Tag Archives: domestic violence

Female violence against men

Whenever the subject of domestic violence comes up, there is always a man keen to get in there and make clear that domestic violence is also something women do to men. I find this difficult and problematic. First up, I know a number of men who have been victims of domestic violence. I know it exists. I suspect women generally know it exists, and if we didn’t – there are always men about ready to remind everyone.

All the evidence that is out there suggests that domestic abuse, and domestic violence have a massive gender imbalance in them. The victims are overwhelmingly female, and the perpetrators are overwhelmingly male. Yes, female violence exists, yes, domestic abuse can and does happen in gay and lesbian relationships too. But mostly, this is male on female violence, according to all the statistics I have ever seen.

But here’s the thing. Men who wish to speak up about male victims of domestic abuse often say that the problem is under reporting. Men don’t talk about it because they’re embarrassed. Maybe no one has ever researched this, I don’t know – if you do know of research, I’d like to hear it.

Under-reporting is not an exclusively male issue. Here’s why women don’t report domestic abuse reliably. They are afraid that if they speak up, they will be killed, or their children will be killed, or their family members or pets. Or that they, their children, pets etc will be violently or emotionally punished in response to them speaking out. Or that social services will take their children away. The threat of violence is a reoccurring feature in domestic abuse, even when violence is not yet present. Not a fear of social embarrassment – which, sure, is uncomfortable, but fear of potentially fatal consequences. Fear of what happens if you speak up, and the perpetrator does not go to prison, and knows where you live. Or lives with you. If their name is on the property in some way, you can’t legally change the locks. Where are you going to go to be safe? Many women don’t talk about what they’ve been through until after they have safely escaped. Trying to get out increases your risk of being killed.

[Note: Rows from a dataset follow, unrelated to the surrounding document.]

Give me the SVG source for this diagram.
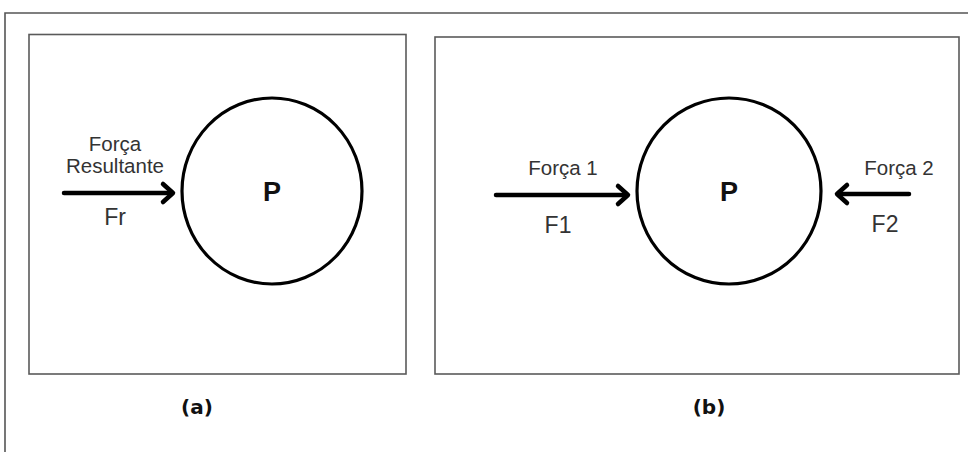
<svg xmlns="http://www.w3.org/2000/svg" width="968" height="452" viewBox="0 0 968 452">
<defs>
<style>
.frame{fill:none;stroke:#555;stroke-width:1.6}
.box{fill:#fff;stroke:#5a5a5a;stroke-width:1.6}
.ball{fill:#fff;stroke:#000;stroke-width:3.2}
.shaft{stroke:#000;stroke-width:4.5;fill:none;stroke-linecap:round}
.head{stroke:#000;stroke-width:4.5;fill:none;stroke-linecap:round;stroke-linejoin:round}
.lbl{font-family:"Liberation Sans",Arial,sans-serif;font-size:20.5px;fill:#333;text-anchor:middle}
.sym{font-family:"Liberation Sans",Arial,sans-serif;font-size:23px;fill:#333;text-anchor:middle}
.p{font-family:"Liberation Sans",Arial,sans-serif;font-size:27px;font-weight:bold;fill:#111;text-anchor:middle}
.cap{font-family:"DejaVu Sans","Liberation Sans",sans-serif;font-size:20px;font-weight:bold;fill:#111;text-anchor:middle}
</style>
</defs>
<rect width="968" height="452" fill="#fff"/>
<polyline class="frame" points="5,452 5,13 968,13"/>
<g id="panel-a">
<rect class="box" x="29" y="34.5" width="377" height="339.5"/>
<ellipse class="ball" cx="272" cy="191" rx="90" ry="93"/>
<text class="p" x="272" y="201">P</text>
<text class="lbl" x="115" y="151">Força</text>
<text class="lbl" x="115" y="173">Resultante</text>
<text class="sym" x="115" y="225">Fr</text>
<text class="cap" x="197" y="414">(a)</text>
</g>
<g id="panel-b">
<rect class="box" x="435" y="37" width="524" height="337"/>
<ellipse class="ball" cx="729" cy="191" rx="92" ry="93"/>
<text class="p" x="729" y="201">P</text>
<text class="lbl" x="563" y="175">Força 1</text>
<text class="sym" x="558" y="233">F1</text>
<text class="lbl" x="899" y="175">Força 2</text>
<text class="sym" x="885" y="232">F2</text>
<text class="cap" x="709" y="414">(b)</text>
</g>
<g id="connectors">
<line class="shaft" x1="64" y1="193" x2="172" y2="193"/>
<polyline class="head" points="163,184 173,193 163,202"/>
<line class="shaft" x1="496" y1="195" x2="627" y2="195"/>
<polyline class="head" points="618,186 628,195 618,204"/>
<line class="shaft" x1="909" y1="194" x2="838" y2="194"/>
<polyline class="head" points="847,185 837,194 847,203"/>
</g>
</svg>
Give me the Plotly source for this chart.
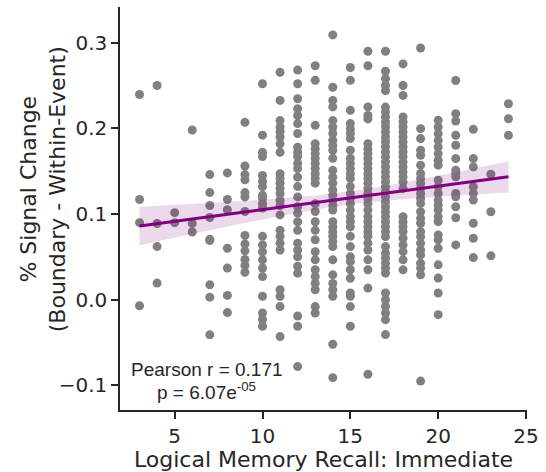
import numpy as np
import plotly.graph_objects as go

# Signal change values per Logical Memory Recall (Immediate) score
y_03 = [0.2395, 0.117, 0.0899, -0.007]
y_04 = [0.25, 0.089, 0.062, 0.0194]
y_05 = [0.1016, 0.0899]
y_06 = [0.198, 0.089, 0.079]
y_07 = [0.146, 0.125, 0.110, 0.096, 0.0705, 0.069, 0.0174, 0.003, -0.041]
y_08 = [0.148, 0.117, 0.105, 0.06, 0.037, 0.005, -0.015]
y_09 = [0.207, 0.156, 0.146, 0.140, 0.125, 0.120, 0.103, 0.075, 0.065, 0.057, 0.047, 0.040, 0.032]
y_10 = [0.252, 0.192, 0.172, 0.167, 0.145, 0.138, 0.132, 0.122, 0.118, 0.112, 0.107, 0.074, 0.064,
        0.056, 0.0465, 0.037, 0.027, 0.004, -0.0155, -0.023, -0.031]
y_11 = [0.2655, 0.2326, 0.209, 0.2016, 0.196, 0.19, 0.182, 0.172, 0.147, 0.1415, 0.136, 0.13, 0.124,
        0.116, 0.110, 0.099, 0.081, 0.074, 0.066, 0.058, 0.0116, 0.004, -0.008, -0.043]
y_12 = [0.268, 0.252, 0.2345, 0.223, 0.215, 0.2055, 0.194, 0.178, 0.172, 0.167, 0.159, 0.153, 0.143,
        0.132, 0.120, 0.1085, 0.101, 0.091, 0.081, 0.066, 0.058, 0.050, 0.039, 0.031, -0.019, -0.031, -0.078]
y_13 = [0.273, 0.256, 0.2035, 0.182, 0.176, 0.1705, 0.165, 0.159, 0.153, 0.147, 0.1415, 0.136, 0.112,
        0.103, 0.091, 0.081, 0.070, 0.056, 0.0465, 0.035, 0.027, 0.019, 0.0116, -0.008, -0.0155]
y_14 = [0.309, 0.248, 0.2326, 0.225, 0.209, 0.2016, 0.194, 0.186, 0.180, 0.1744, 0.165, 0.151, 0.143,
        0.136, 0.128, 0.122, 0.116, 0.110, 0.1047, 0.091, 0.085, 0.079, 0.074, 0.068, 0.062, 0.0465,
        0.029, 0.019, 0.0116, 0.004, -0.052, -0.091]
y_15 = [0.271, 0.256, 0.221, 0.2055, 0.1996, 0.194, 0.188, 0.1744, 0.165, 0.159, 0.153, 0.147, 0.1415,
        0.132, 0.124, 0.118, 0.112, 0.1047, 0.097, 0.091, 0.085, 0.074, 0.062, 0.050, 0.0445, 0.035,
        0.025, 0.0078, 0.004, -0.008, -0.031]
y_16 = [0.290, 0.273, 0.225, 0.215, 0.211, 0.182, 0.176, 0.1705, 0.165, 0.159, 0.153, 0.147, 0.1415,
        0.136, 0.130, 0.124, 0.118, 0.112, 0.1047, 0.097, 0.091, 0.085, 0.079, 0.074, 0.066, 0.058,
        0.0465, 0.035, 0.0136, -0.087]
y_17 = [0.290, 0.2667, 0.258, 0.25, 0.244, 0.2248, 0.219, 0.2132, 0.2074, 0.2016, 0.1957, 0.1899,
        0.1841, 0.1783, 0.1725, 0.1667, 0.1609, 0.155, 0.1492, 0.1434, 0.1376, 0.1318, 0.126, 0.1202,
        0.1143, 0.1085, 0.1027, 0.0969, 0.0911, 0.0853, 0.0795, 0.0736, 0.062, 0.0543, 0.0485, 0.0426,
        0.0368, 0.031, 0.0078, 0.0, -0.0078, -0.0155, -0.0233, -0.0407]
y_18 = [0.2752, 0.25, 0.2384, 0.2132, 0.2074, 0.2016, 0.1957, 0.1899, 0.1841, 0.1783, 0.1725, 0.1667,
        0.1609, 0.155, 0.1492, 0.1434, 0.1376, 0.13, 0.0969, 0.0911, 0.0853, 0.0795, 0.0717, 0.064,
        0.0562, 0.0465, 0.0349]
y_19 = [0.2938, 0.1996, 0.188, 0.1744, 0.1686, 0.157, 0.1473, 0.1415, 0.1357, 0.1299, 0.124, 0.1182,
        0.1124, 0.1027, 0.095, 0.0892, 0.0795, 0.0736, 0.0659, 0.0581, 0.0523, 0.0426, 0.0368, 0.0291, -0.095]
y_20 = [0.2093, 0.2016, 0.1938, 0.186, 0.1783, 0.1705, 0.1628, 0.157, 0.1395, 0.1318, 0.124, 0.1163,
        0.1105, 0.1047, 0.0969, 0.0911, 0.0756, 0.0698, 0.0601, 0.0407, 0.0252, 0.0078, -0.0174]
y_21 = [0.2558, 0.2171, 0.2085, 0.1919, 0.1802, 0.1647, 0.1512, 0.1473, 0.1434, 0.124, 0.1202, 0.1085,
        0.0957, 0.064]
y_22 = [0.1988, 0.1647, 0.155, 0.1318, 0.124, 0.1163, 0.0892, 0.0717, 0.0492]
y_23 = [0.1465, 0.1027, 0.0512]
y_24 = [0.2287, 0.2112, 0.1919]

scores = list(range(3, 25))
columns = [y_03, y_04, y_05, y_06, y_07, y_08, y_09, y_10, y_11, y_12, y_13, y_14,
           y_15, y_16, y_17, y_18, y_19, y_20, y_21, y_22, y_23, y_24]

x_ticks = [5, 10, 15, 20, 25]
y_ticks = [-0.1, 0.0, 0.1, 0.2, 0.3]

x_title = "Logical Memory Recall: Immediate"
y_title = "% Signal Change<br>(Boundary - Within-Event)"
stat_line1 = "Pearson r = 0.171"
stat_line2 = "p = 6.07e<sup>-05</sup>"

x = np.concatenate([[s] * len(c) for s, c in zip(scores, columns)]).astype(float)
y = np.concatenate(columns).astype(float)

# OLS fit with 95% CI
slope, intercept = np.polyfit(x, y, 1)
n = len(x)
xg = np.linspace(x.min(), x.max(), 100)
yg = intercept + slope * xg
resid = y - (intercept + slope * x)
s = np.sqrt(np.sum(resid ** 2) / (n - 2))
sxx = np.sum((x - x.mean()) ** 2)
se = s * np.sqrt(1.0 / n + (xg - x.mean()) ** 2 / sxx)
upper = yg + 1.96 * se
lower = yg - 1.96 * se

ink = "#262626"
fig = go.Figure()
fig.add_trace(go.Scatter(x=x, y=y, mode="markers",
                         marker=dict(size=9, color="rgb(128,128,128)", line=dict(width=0)),
                         showlegend=False, hoverinfo="x+y"))
fig.add_trace(go.Scatter(x=np.concatenate([xg, xg[::-1]]), y=np.concatenate([upper, lower[::-1]]),
                         fill="toself", fillcolor="rgba(128,0,128,0.15)", line=dict(width=0),
                         mode="lines", showlegend=False, hoverinfo="skip"))
fig.add_trace(go.Scatter(x=xg, y=yg, mode="lines", line=dict(color="#800080", width=3),
                         showlegend=False))

fig.update_layout(
    width=546, height=472,
    margin=dict(l=120, r=12, t=7, b=61),
    paper_bgcolor="white", plot_bgcolor="white",
    font=dict(family="DejaVu Sans", color=ink, size=20),
    xaxis=dict(range=[1.888, 25.056], tickvals=x_ticks, showgrid=False, zeroline=False,
               showline=True, linecolor=ink, linewidth=1.5, ticks="outside", ticklen=7,
               tickwidth=1.5, tickcolor=ink, tickfont=dict(size=20, color=ink),
               title=dict(text=x_title, font=dict(size=22, color=ink), standoff=2)),
    yaxis=dict(range=[-0.1287, 0.3416], tickvals=y_ticks, tickformat=".1f", showgrid=False,
               zeroline=False, showline=True, linecolor=ink, linewidth=1.5, ticks="outside",
               ticklen=7, tickwidth=1.5, tickcolor=ink, tickfont=dict(size=20, color=ink)),
    annotations=[
        dict(text=y_title, xref="paper", yref="paper", x=-0.19, y=0.547, xanchor="center",
             yanchor="middle", textangle=-90, showarrow=False,
             font=dict(size=22, color=ink, family="DejaVu Sans")),
        dict(text=stat_line1, xref="paper", yref="paper", x=0.2126, y=0.1008, xanchor="center",
             yanchor="middle", showarrow=False,
             font=dict(size=19, color=ink, family="Liberation Sans")),
        dict(text=stat_line2, xref="paper", yref="paper", x=0.2126, y=0.0463, xanchor="center",
             yanchor="middle", showarrow=False,
             font=dict(size=19, color=ink, family="Liberation Sans")),
    ],
)

fig.write_html("out.html")
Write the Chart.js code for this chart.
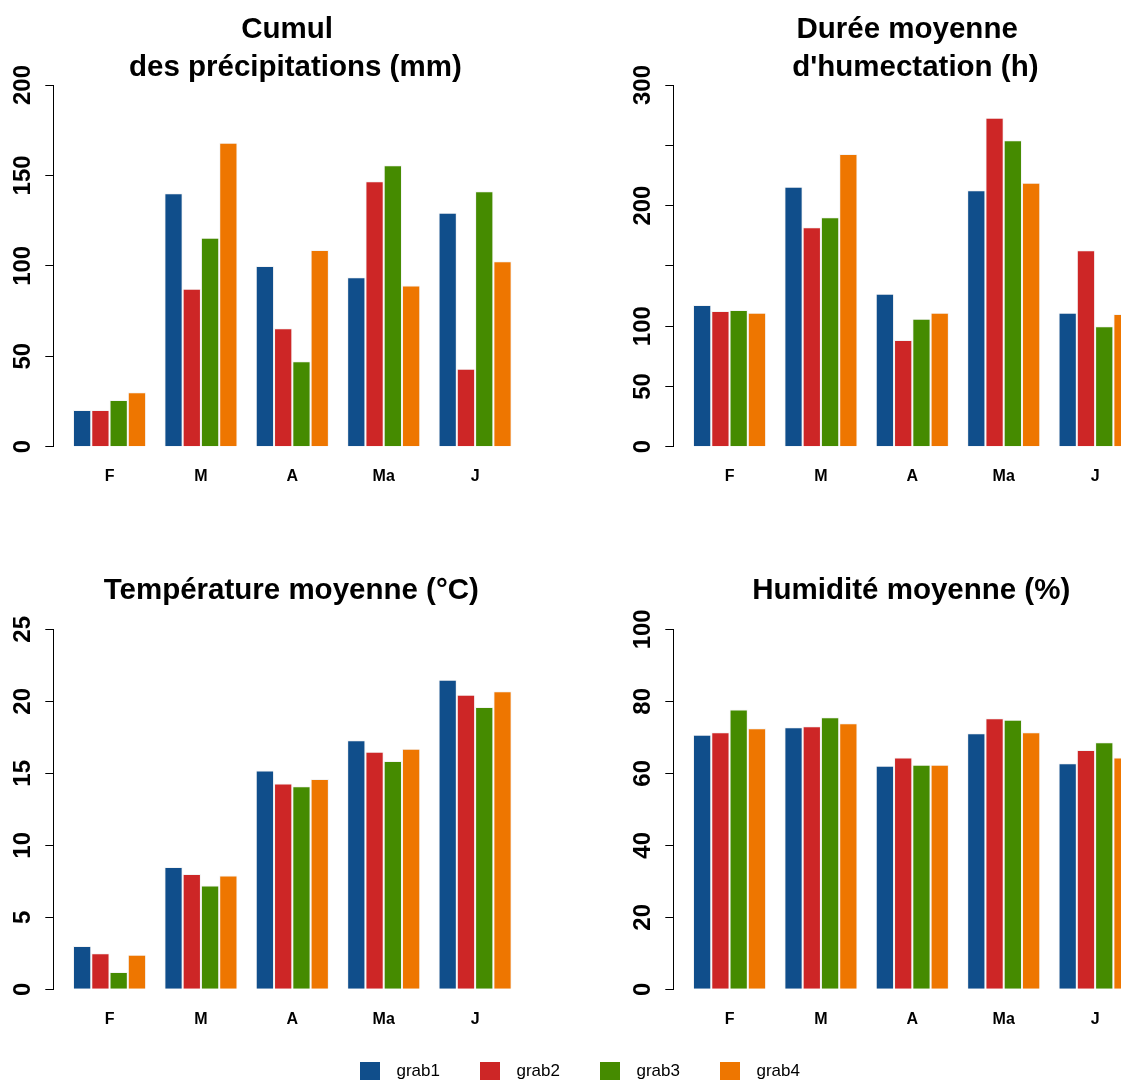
<!DOCTYPE html>
<html lang="fr">
<head>
  <meta charset="UTF-8">
  <meta name="viewport" content="width=device-width, initial-scale=1.0">
  <title>Grabs - climat</title>
  <style>
    html, body { margin: 0; padding: 0; background: #fff; }
    body { width: 1121px; height: 1086px; overflow: hidden; position: relative;
           font-family: 'Liberation Sans', Arial, sans-serif; }
    canvas { position: absolute; }
    #legende { position: absolute; left: 0; top: 1060.5px; width: 1121px; height: 20px; }
    .item { position: absolute; top: 0; height: 20px; display: flex; align-items: center;
            font-size: 17px; color: #000; }
    .carre { width: 20px; height: 18px; margin-right: 16.5px; }
  </style>
</head>
<body>

  <canvas id="g1" width="620" height="520" style="left:0;top:0"></canvas>
  <canvas id="g2" width="620" height="520" style="left:620px;top:0"></canvas>
  <canvas id="g3" width="620" height="520" style="left:0;top:544px"></canvas>
  <canvas id="g4" width="620" height="520" style="left:620px;top:544px"></canvas>
  <div id="legende"></div>

  <script src="https://cdn.jsdelivr.net/npm/chart.js"></script>

  <script>
    const mois = ['F', 'M', 'A', 'Ma', 'J'];
    const grabs = ['grab1', 'grab2', 'grab3', 'grab4'];
    const couleurs = ['#104E8B', '#CD2626', '#458B00', '#EE7600'];

    // valeurs par grab (grab1..grab4), une valeur par mois
    const pluie = [
      [20.3, 140.1, 99.9, 93.7, 129.4],
      [20.3, 87.4, 65.5, 146.8, 43.1],
      [25.8, 115.6, 47.2, 155.6, 141.2],
      [30.1, 168.1, 108.8, 89.2, 102.5]
    ];
    const humectation = [
      [117.5, 215.7, 126.9, 212.7, 111.2],
      [112.5, 182.0, 88.5, 272.9, 162.9],
      [113.4, 190.3, 106.2, 254.1, 99.8],
      [111.2, 242.8, 111.2, 219.0, 110.0]
    ];
    const temperature = [
      [3.0, 8.5, 15.2, 17.3, 21.5],
      [2.5, 8.0, 14.3, 16.5, 20.45],
      [1.2, 7.2, 14.1, 15.85, 19.6],
      [2.4, 7.9, 14.6, 16.7, 20.7]
    ];
    const humidite = [
      [70.7, 72.8, 62.1, 71.1, 62.8],
      [71.4, 73.1, 64.4, 75.3, 66.5],
      [77.7, 75.6, 62.4, 74.9, 68.6],
      [72.5, 73.9, 62.4, 71.4, 64.4]
    ];

    // graduations de l'axe y et etiquettes affichees
    const ticksPluie = [0, 50, 100, 150, 200];
    const ticksHumect = [0, 50, 100, 150, 200, 250, 300];
    const etiqHumect = [0, 50, 100, 200, 300];
    const ticksTemp = [0, 5, 10, 15, 20, 25];
    const ticksHum = [0, 20, 40, 60, 80, 100];

    const police = "'Liberation Sans', Arial, sans-serif";

    // marges par rangee (haut / bas)
    const rangs = [
      { titreHaut: 10.5, titreBas: -1.5, padBas: 13.3 },
      { titreHaut: 27.5, titreBas: 19.8, padBas: 14.7 }
    ];

    function graphique(id, titre, valeurs, ticks, etiquettes, rang, padEtiq) {
      const r = rangs[rang];
      new Chart(document.getElementById(id), {
        type: 'bar',
        data: {
          datasets: grabs.map((nom, i) => ({
            label: nom,
            data: valeurs[i].map((v, j) => ({ x: j, y: v })),
            backgroundColor: couleurs[i],
            borderColor: '#f4f4f4',
            borderWidth: 1
          }))
        },
        options: {
          responsive: false,
          animation: false,
          categoryPercentage: 0.8,
          barPercentage: 1,
          layout: { padding: { left: 0, right: 90.8, top: 0, bottom: r.padBas } },
          plugins: {
            legend: { display: false },
            tooltip: { enabled: false },
            title: {
              display: true,
              text: titre,
              fullSize: false,
              color: '#000',
              font: { family: police, size: 29.5, weight: 'bold', lineHeight: '38px' },
              padding: { top: r.titreHaut, bottom: r.titreBas }
            }
          },
          scales: {
            x: {
              type: 'linear',
              min: -0.6155,
              max: 4.592,
              offset: false,
              grid: { display: false, drawTicks: false },
              border: { display: false },
              afterBuildTicks: s => { s.ticks = mois.map((m, i) => ({ value: i })); },
              ticks: {
                callback: v => mois[v],
                autoSkip: false,
                maxRotation: 0,
                padding: 20.4,
                color: '#000',
                font: { family: police, size: 16, weight: 'bold' }
              }
            },
            y: {
              min: 0,
              max: ticks[ticks.length - 1],
              afterBuildTicks: s => { s.ticks = ticks.map(v => ({ value: v })); },
              afterFit: s => { s.width = 53.3; },
              grid: { drawOnChartArea: false, drawTicks: true, tickLength: 8, color: '#000', lineWidth: 1 },
              border: { display: true, color: '#000', width: 1 },
              ticks: {
                callback: v => etiquettes.includes(v) ? String(v) : '',
                autoSkip: false,
                minRotation: 90,
                maxRotation: 90,
                crossAlign: 'center',
                padding: padEtiq,
                color: '#000',
                font: { family: police, size: 24, weight: 'bold' }
              }
            }
          }
        }
      });
    }

    graphique('g1', ['Cumul ', ' des précipitations (mm)'], pluie, ticksPluie, ticksPluie, 0, 2);
    graphique('g2', ['Durée moyenne ', " d'humectation (h)"], humectation, ticksHumect, etiqHumect, 0, 2);
    graphique('g3', 'Température moyenne (°C)', temperature, ticksTemp, ticksTemp, 1, 8.65);
    graphique('g4', 'Humidité moyenne (%)', humidite, ticksHum, ticksHum, 1, 2);

    // legende commune en bas
    const legende = document.getElementById('legende');
    grabs.forEach((nom, i) => {
      const item = document.createElement('div');
      item.className = 'item';
      item.style.left = (360 + i * 120) + 'px';
      const carre = document.createElement('span');
      carre.className = 'carre';
      carre.style.background = couleurs[i];
      const txt = document.createElement('span');
      txt.textContent = nom;
      item.appendChild(carre);
      item.appendChild(txt);
      legende.appendChild(item);
    });
  </script>
</body>
</html>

When a man is killed in a domestic violence incident, it tends to make national news. Typically, two women die every week at the hands of a partner in the UK, figures from other countries seem to be about the same, or worse. It has to be especially gruesome or also involve children to make the news. It’s not really news after all, it’s commonplace. This is not about victims reporting or not reporting, this is about corpses. This is about how many bodies can be attributed to spousal violence.

So please, can we stop suggesting that hypothetical men being too embarrassed to report domestic violence is somehow comparable, and overlooked, and in need of more care and attention, than the routine murder of female abuse victims.